▸ WHAT THIS TASK INVOLVES
Give back the full listing verbatim, apart from its images.

▸ SUPPLIED MATERIAL

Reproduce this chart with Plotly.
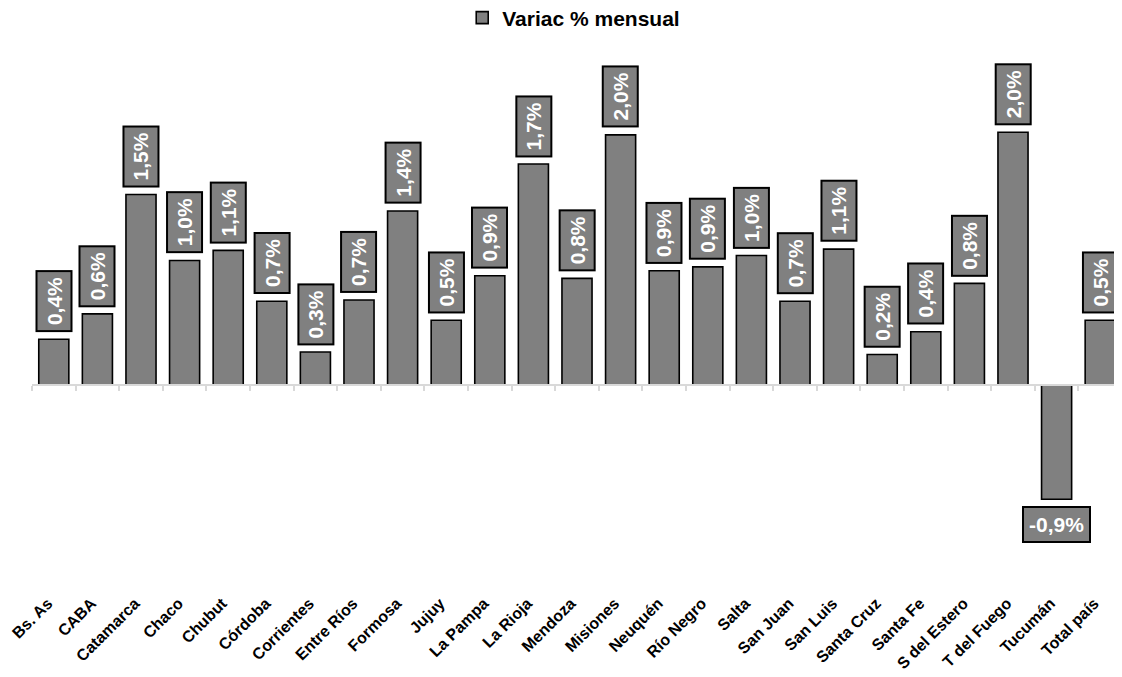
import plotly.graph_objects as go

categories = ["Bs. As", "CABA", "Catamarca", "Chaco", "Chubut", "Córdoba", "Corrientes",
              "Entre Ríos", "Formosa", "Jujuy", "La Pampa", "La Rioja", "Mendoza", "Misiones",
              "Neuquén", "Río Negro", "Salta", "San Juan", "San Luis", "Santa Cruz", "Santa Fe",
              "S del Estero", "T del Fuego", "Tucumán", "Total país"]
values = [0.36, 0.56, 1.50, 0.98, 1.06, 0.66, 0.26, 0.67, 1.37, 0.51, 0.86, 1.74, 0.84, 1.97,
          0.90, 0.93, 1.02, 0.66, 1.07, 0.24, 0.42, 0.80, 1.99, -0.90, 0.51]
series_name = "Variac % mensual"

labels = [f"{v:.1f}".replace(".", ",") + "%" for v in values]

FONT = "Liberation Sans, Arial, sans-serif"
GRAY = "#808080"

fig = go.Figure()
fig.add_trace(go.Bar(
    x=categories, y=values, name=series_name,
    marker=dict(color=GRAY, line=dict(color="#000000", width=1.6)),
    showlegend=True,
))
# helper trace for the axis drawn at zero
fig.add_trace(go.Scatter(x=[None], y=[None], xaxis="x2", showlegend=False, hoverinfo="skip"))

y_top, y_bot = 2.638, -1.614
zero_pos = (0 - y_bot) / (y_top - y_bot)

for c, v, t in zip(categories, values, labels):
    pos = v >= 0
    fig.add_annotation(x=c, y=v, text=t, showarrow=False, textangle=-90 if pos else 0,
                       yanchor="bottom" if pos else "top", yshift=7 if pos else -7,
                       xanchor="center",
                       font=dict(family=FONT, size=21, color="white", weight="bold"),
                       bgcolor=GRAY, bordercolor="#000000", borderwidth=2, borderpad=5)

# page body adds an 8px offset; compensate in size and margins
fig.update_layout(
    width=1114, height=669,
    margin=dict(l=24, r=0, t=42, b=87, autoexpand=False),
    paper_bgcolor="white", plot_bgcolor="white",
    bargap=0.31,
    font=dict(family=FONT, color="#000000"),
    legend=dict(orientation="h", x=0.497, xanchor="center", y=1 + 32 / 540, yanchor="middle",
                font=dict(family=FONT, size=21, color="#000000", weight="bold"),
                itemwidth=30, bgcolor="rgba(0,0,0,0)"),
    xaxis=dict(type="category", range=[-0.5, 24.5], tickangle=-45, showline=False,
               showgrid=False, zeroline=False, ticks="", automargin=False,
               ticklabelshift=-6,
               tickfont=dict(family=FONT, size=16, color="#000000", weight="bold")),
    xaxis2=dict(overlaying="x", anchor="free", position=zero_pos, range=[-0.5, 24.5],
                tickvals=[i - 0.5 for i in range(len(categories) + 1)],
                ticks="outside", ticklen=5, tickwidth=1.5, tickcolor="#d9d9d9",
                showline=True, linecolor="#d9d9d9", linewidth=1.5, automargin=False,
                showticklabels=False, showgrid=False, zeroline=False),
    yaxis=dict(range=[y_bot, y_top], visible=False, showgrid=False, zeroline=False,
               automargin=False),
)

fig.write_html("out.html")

▸ EXERCISE RESULT
Reproduce this chart with Plotly.
import plotly.graph_objects as go

categories = ["Bs. As", "CABA", "Catamarca", "Chaco", "Chubut", "Córdoba", "Corrientes",
              "Entre Ríos", "Formosa", "Jujuy", "La Pampa", "La Rioja", "Mendoza", "Misiones",
              "Neuquén", "Río Negro", "Salta", "San Juan", "San Luis", "Santa Cruz", "Santa Fe",
              "S del Estero", "T del Fuego", "Tucumán", "Total país"]
values = [0.36, 0.56, 1.50, 0.98, 1.06, 0.66, 0.26, 0.67, 1.37, 0.51, 0.86, 1.74, 0.84, 1.97,
          0.90, 0.93, 1.02, 0.66, 1.07, 0.24, 0.42, 0.80, 1.99, -0.90, 0.51]
series_name = "Variac % mensual"

labels = [f"{v:.1f}".replace(".", ",") + "%" for v in values]

FONT = "Liberation Sans, Arial, sans-serif"
GRAY = "#808080"

fig = go.Figure()
fig.add_trace(go.Bar(
    x=categories, y=values, name=series_name,
    marker=dict(color=GRAY, line=dict(color="#000000", width=1.6)),
    showlegend=True,
))
# helper trace for the axis drawn at zero
fig.add_trace(go.Scatter(x=[None], y=[None], xaxis="x2", showlegend=False, hoverinfo="skip"))

y_top, y_bot = 2.638, -1.614
zero_pos = (0 - y_bot) / (y_top - y_bot)

for c, v, t in zip(categories, values, labels):
    pos = v >= 0
    fig.add_annotation(x=c, y=v, text=t, showarrow=False, textangle=-90 if pos else 0,
                       yanchor="bottom" if pos else "top", yshift=7 if pos else -7,
                       xanchor="center",
                       font=dict(family=FONT, size=21, color="white", weight="bold"),
                       bgcolor=GRAY, bordercolor="#000000", borderwidth=2, borderpad=5)

# page body adds an 8px offset; compensate in size and margins
fig.update_layout(
    width=1114, height=669,
    margin=dict(l=24, r=0, t=42, b=87, autoexpand=False),
    paper_bgcolor="white", plot_bgcolor="white",
    bargap=0.31,
    font=dict(family=FONT, color="#000000"),
    legend=dict(orientation="h", x=0.497, xanchor="center", y=1 + 32 / 540, yanchor="middle",
                font=dict(family=FONT, size=21, color="#000000", weight="bold"),
                itemwidth=30, bgcolor="rgba(0,0,0,0)"),
    xaxis=dict(type="category", range=[-0.5, 24.5], tickangle=-45, showline=False,
               showgrid=False, zeroline=False, ticks="", automargin=False,
               ticklabelshift=-6,
               tickfont=dict(family=FONT, size=16, color="#000000", weight="bold")),
    xaxis2=dict(overlaying="x", anchor="free", position=zero_pos, range=[-0.5, 24.5],
                tickvals=[i - 0.5 for i in range(len(categories) + 1)],
                ticks="outside", ticklen=5, tickwidth=1.5, tickcolor="#d9d9d9",
                showline=True, linecolor="#d9d9d9", linewidth=1.5, automargin=False,
                showticklabels=False, showgrid=False, zeroline=False),
    yaxis=dict(range=[y_bot, y_top], visible=False, showgrid=False, zeroline=False,
               automargin=False),
)

fig.write_html("out.html")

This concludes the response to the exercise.